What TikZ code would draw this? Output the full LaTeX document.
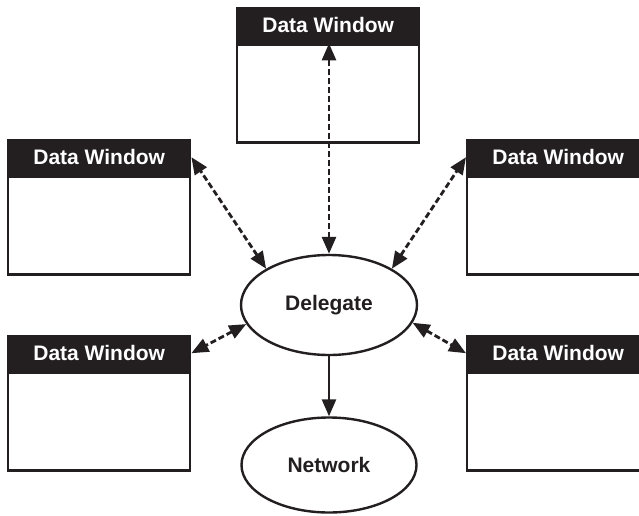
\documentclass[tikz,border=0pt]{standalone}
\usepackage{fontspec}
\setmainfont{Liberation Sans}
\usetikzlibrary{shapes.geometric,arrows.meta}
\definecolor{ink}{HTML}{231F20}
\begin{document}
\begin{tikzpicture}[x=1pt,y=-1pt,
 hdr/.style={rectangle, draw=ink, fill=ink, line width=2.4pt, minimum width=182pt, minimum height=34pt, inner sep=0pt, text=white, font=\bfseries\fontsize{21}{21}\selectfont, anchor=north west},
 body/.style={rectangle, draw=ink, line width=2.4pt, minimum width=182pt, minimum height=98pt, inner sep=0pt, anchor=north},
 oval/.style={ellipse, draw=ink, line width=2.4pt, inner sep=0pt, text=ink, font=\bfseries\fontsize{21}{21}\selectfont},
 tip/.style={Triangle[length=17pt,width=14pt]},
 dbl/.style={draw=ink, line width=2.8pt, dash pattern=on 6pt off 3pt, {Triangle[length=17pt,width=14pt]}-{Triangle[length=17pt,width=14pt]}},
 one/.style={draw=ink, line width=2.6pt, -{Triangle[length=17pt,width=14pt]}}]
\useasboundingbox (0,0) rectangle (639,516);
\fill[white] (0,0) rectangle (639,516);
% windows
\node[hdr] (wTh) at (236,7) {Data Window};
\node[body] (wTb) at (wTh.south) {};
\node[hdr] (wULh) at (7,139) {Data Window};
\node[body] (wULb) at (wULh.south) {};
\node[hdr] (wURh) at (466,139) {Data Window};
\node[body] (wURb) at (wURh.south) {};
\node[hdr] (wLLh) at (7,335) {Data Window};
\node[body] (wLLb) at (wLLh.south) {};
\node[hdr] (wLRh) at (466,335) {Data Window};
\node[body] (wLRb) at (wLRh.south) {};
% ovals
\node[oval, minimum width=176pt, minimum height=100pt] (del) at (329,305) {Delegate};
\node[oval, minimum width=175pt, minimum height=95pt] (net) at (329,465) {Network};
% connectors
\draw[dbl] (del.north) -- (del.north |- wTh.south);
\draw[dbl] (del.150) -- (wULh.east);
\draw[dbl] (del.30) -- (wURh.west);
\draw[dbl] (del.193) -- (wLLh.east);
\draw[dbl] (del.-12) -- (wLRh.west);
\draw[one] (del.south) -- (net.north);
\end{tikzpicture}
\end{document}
##########
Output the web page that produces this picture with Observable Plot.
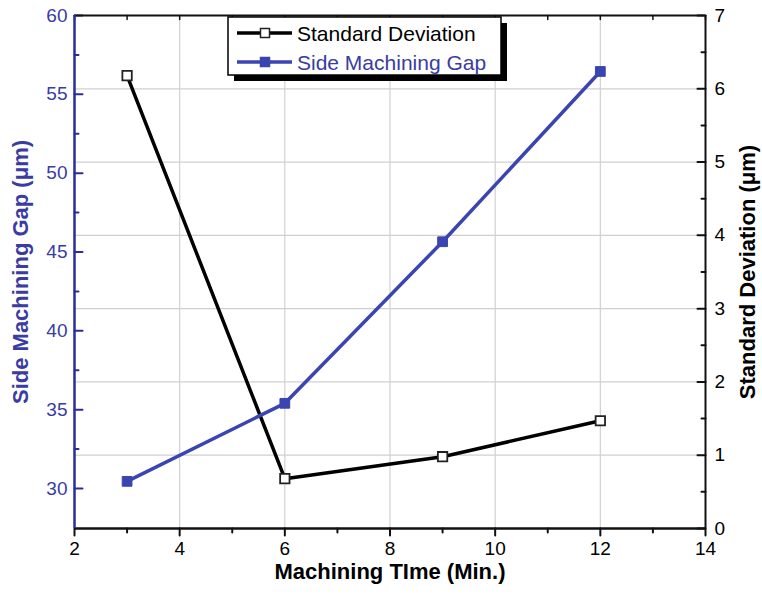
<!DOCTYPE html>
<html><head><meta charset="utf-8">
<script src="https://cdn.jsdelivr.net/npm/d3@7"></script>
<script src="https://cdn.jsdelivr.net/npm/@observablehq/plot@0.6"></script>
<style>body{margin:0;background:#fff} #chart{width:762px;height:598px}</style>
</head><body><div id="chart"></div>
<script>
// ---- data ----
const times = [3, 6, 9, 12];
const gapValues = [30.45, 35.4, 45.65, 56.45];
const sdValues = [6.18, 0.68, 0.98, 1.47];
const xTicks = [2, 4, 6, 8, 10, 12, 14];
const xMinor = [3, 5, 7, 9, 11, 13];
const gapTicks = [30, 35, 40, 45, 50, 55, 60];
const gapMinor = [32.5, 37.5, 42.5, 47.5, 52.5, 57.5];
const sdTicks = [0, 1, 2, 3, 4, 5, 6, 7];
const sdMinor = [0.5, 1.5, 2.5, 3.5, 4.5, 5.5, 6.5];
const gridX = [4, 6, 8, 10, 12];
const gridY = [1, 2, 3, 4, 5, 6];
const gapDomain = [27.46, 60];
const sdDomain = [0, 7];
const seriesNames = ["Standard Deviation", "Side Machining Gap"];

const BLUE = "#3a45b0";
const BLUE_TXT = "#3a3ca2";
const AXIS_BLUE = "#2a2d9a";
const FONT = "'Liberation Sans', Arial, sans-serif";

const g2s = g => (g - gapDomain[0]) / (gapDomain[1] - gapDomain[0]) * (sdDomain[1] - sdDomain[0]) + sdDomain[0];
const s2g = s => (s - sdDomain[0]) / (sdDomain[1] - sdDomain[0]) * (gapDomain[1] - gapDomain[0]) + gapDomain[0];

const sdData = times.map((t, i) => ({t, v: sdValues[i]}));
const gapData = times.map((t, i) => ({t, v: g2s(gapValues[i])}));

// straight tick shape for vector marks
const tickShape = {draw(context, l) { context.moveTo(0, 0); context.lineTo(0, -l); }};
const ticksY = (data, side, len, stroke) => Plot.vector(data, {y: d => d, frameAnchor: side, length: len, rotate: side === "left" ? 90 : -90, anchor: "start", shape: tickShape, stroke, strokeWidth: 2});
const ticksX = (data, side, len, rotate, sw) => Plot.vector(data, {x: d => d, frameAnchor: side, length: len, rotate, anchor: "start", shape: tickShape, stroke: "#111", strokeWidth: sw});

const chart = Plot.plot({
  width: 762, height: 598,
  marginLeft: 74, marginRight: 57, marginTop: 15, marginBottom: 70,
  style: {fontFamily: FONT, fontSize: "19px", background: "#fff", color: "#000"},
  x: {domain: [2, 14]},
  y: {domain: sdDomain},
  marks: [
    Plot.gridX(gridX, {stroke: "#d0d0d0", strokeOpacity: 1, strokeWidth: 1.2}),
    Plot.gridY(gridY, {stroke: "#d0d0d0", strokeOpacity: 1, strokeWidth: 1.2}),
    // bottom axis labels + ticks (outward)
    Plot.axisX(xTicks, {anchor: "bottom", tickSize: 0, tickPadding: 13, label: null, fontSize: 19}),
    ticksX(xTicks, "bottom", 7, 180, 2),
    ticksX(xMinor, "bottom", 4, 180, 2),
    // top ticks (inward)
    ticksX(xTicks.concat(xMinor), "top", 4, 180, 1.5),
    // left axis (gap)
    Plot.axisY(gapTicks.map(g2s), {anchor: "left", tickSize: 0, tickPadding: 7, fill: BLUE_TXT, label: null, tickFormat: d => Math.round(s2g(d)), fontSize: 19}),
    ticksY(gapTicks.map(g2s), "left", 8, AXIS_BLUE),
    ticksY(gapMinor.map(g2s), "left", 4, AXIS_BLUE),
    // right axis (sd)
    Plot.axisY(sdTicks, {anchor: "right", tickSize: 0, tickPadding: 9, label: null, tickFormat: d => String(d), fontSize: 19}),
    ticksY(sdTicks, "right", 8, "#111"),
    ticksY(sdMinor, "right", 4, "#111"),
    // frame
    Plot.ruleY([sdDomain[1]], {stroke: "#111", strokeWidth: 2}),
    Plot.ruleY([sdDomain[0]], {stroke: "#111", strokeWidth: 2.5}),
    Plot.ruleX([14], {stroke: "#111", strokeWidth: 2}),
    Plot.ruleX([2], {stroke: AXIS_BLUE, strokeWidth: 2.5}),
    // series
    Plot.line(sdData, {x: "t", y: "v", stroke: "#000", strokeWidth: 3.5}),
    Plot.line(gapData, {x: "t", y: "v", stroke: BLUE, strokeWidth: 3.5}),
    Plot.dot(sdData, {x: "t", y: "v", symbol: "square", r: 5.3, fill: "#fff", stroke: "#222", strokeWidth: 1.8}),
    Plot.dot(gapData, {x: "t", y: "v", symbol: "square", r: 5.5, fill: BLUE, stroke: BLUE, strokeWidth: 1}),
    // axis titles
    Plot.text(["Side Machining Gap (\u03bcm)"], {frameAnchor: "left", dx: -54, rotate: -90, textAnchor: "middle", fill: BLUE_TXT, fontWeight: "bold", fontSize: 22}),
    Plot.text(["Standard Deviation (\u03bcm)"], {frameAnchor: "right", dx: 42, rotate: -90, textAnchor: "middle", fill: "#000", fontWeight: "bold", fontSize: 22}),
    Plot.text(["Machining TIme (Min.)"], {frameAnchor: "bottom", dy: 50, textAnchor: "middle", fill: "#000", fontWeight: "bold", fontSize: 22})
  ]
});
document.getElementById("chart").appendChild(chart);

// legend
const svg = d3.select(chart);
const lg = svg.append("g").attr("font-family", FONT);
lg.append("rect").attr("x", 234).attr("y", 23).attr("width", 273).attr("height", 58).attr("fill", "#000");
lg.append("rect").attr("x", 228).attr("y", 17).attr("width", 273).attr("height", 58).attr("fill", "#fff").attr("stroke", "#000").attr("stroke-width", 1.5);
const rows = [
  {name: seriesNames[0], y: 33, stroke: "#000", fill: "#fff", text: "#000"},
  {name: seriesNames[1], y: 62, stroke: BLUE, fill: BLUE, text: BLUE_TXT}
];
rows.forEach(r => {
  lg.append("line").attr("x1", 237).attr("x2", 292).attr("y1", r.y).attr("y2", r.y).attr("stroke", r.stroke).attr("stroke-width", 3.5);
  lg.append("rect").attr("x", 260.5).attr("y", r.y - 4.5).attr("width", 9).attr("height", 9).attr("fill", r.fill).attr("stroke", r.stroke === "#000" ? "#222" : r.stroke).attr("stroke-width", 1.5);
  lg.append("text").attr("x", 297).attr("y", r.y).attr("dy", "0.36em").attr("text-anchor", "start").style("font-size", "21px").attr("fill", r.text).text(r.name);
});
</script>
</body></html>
##########
- [WORK TO DO]: Select every line of the material above holding the word "Output" and copy it.

- [WRITTEN RESPONSE]:
What TikZ code would draw this? Output the full LaTeX document.
Output the web page that produces this picture with Observable Plot.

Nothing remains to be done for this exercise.